Shortly after Gbagbo was arrested last year, French Prime Minister Francois Fillon said France would seek to reduce its military presence in Ivory Coast. In June 2011, French Defense Minister Gerard Longuet said France would not seek to maintain a permanent fighting force in the cocoa-exporting nation. "The troop presence will be reduced to units ensuring cooperation, giving advice, training and monitoring - but certainly no longer a significant permanent presence," he said.
Security also remains a major concern in Ivory Coast as Ouattara attempts to reconcile the country's deep internal divisions.
During her visit to Ivory Coast earlier this month, US Secretary of State Hillary Clinton noted that “all Ivorians need to see that the rule of law is working, and that there is impartial justice, a transparent system to ensure that all atrocities are fully investigated, and that the perpetrators, regardless of which side they supported, are held to account.”
Ivory Coast’s simmering tensions were highlighted over the weekend when at least one person died as a meeting of Gbagbo supporters in the Ivorian commercial capital of Abidjan was broken up by people described, by some observers, as Ouattara supporters.
Business on the margins of the visit
While France’s military involvement in last year’s post-election crisis was aimed at promoting democratic governance in an African nation, it also sparked accusations across Africa that France was playing a colonial role in its former colonies.
In a biting indictment of the international intervention in Ivory Coast published in Foreign Policy, for instance, former South African President Thabo Mbeki accused Paris of perpetuating the policies of "Françafrique", a term used to refer to the cozy, often corrupt, official and unofficial networks between the French state and businesses and the elites in the former French African colonies.
France is the main trading partner of Ivory Coast, a former West African powerhouse before the political crises starting in the mid-1990s crippled the country’s economic sector.

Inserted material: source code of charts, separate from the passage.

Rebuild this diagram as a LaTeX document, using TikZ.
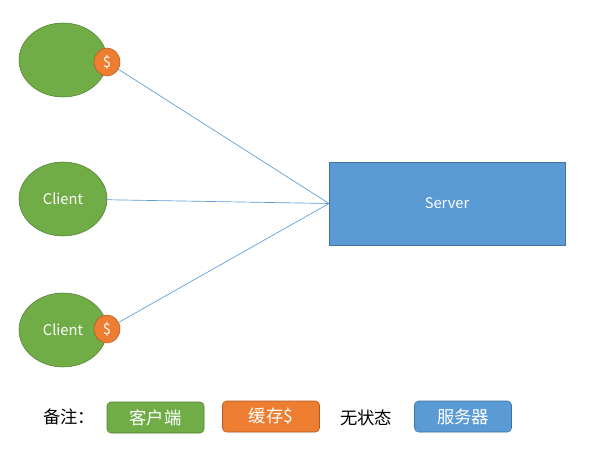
\documentclass[tikz,border=0pt]{standalone}
\usepackage{fontspec}
\setmainfont{Noto Sans CJK SC}
\usetikzlibrary{shapes.geometric}

\definecolor{clientgreen}{HTML}{70AD47}
\definecolor{clientedge}{HTML}{507E32}
\definecolor{cacheorange}{HTML}{ED7D31}
\definecolor{cacheedge}{HTML}{AE5A21}
\definecolor{serverblue}{HTML}{5B9BD5}
\definecolor{serveredge}{HTML}{41719C}

\begin{document}
\begin{tikzpicture}[x=0.75pt, y=-0.75pt, inner sep=0pt, outer sep=0pt,
	client/.style={ellipse, draw=clientedge, fill=clientgreen, text=white, minimum width=66pt, minimum height=55.5pt, font=\fontsize{11}{13}\selectfont},
	cache/.style={ellipse, draw=cacheedge, fill=cacheorange, text=white, minimum width=19.5pt, minimum height=21pt, font=\fontsize{11}{13}\selectfont},
	server/.style={rectangle, draw=serveredge, fill=serverblue, text=white, minimum width=177pt, minimum height=62.25pt, font=\fontsize{11}{13}\selectfont},
	legendbox/.style={rectangle, rounded corners=3pt, minimum width=72.75pt, minimum height=23.25pt, text=white, font=\fontsize{13}{15}\selectfont},
	legendtext/.style={font=\fontsize{13}{15}\selectfont},
	link/.style={draw=serverblue, line width=0.5pt}]

	\useasboundingbox (0, 0) rectangle (603, 456);

	% clients
	\node[client] (client1) at (63, 60) {};
	\node[cache] (cache1) at (107, 62) {\$};
	\node[client] (client2) at (63, 199) {Client};
	\node[client] (client3) at (63, 330) {Client};
	\node[cache] (cache3) at (107, 329) {\$};

	% server
	\node[server] (server) at (447, 203.5) {Server};

	% links
	\draw[link] (cache1) -- (server.west);
	\draw[link] (client2) -- (server.west);
	\draw[link] (cache3) -- (server.west);

	% legend
	\node[legendtext] (note) at (69, 417) {备注：};
	\node[legendbox, draw=clientedge, fill=clientgreen] (legclient) at (155.5, 417.5) {客户端};
	\node[legendbox, draw=cacheedge, fill=cacheorange] (legcache) at (271, 416.5) {缓存\$};
	\node[legendtext] (stateless) at (366, 418) {无状态};
	\node[legendbox, draw=serveredge, fill=serverblue] (legserver) at (463, 416.5) {服务器};
\end{tikzpicture}
\end{document}
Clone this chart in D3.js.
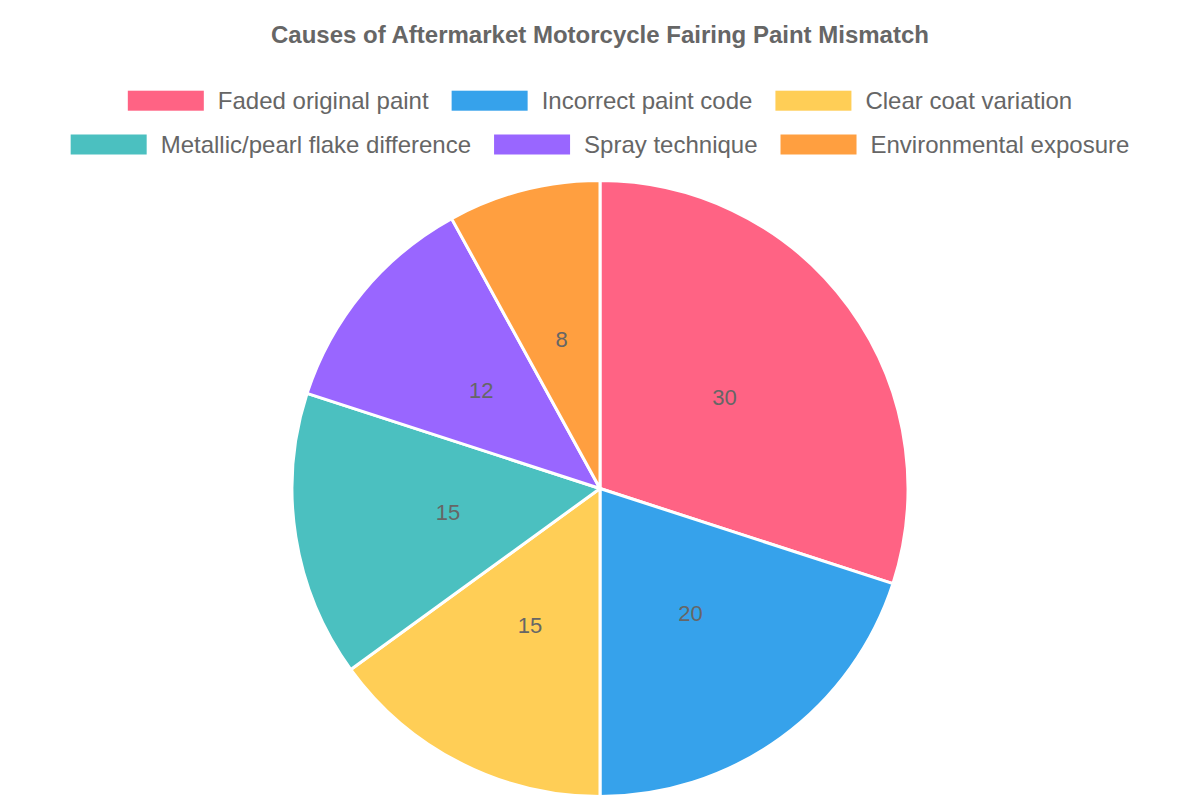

The country remains, however, the world’s leading supplier of cocoa beans, accounting for more than 40 percent of global production.
As Ivory Coast emerges from years of war, Ouattara hopes to jumpstart the once powerful West African economic engine, having included a number of prominent Ivorian businessmen in his entourage.
“There are a number of Ivorian industrialists who have made the trip from Cote d’Ivoire to Paris,” said Norbrook, using the official French name for the country. “A lot of business will be done on the margins of this visit.”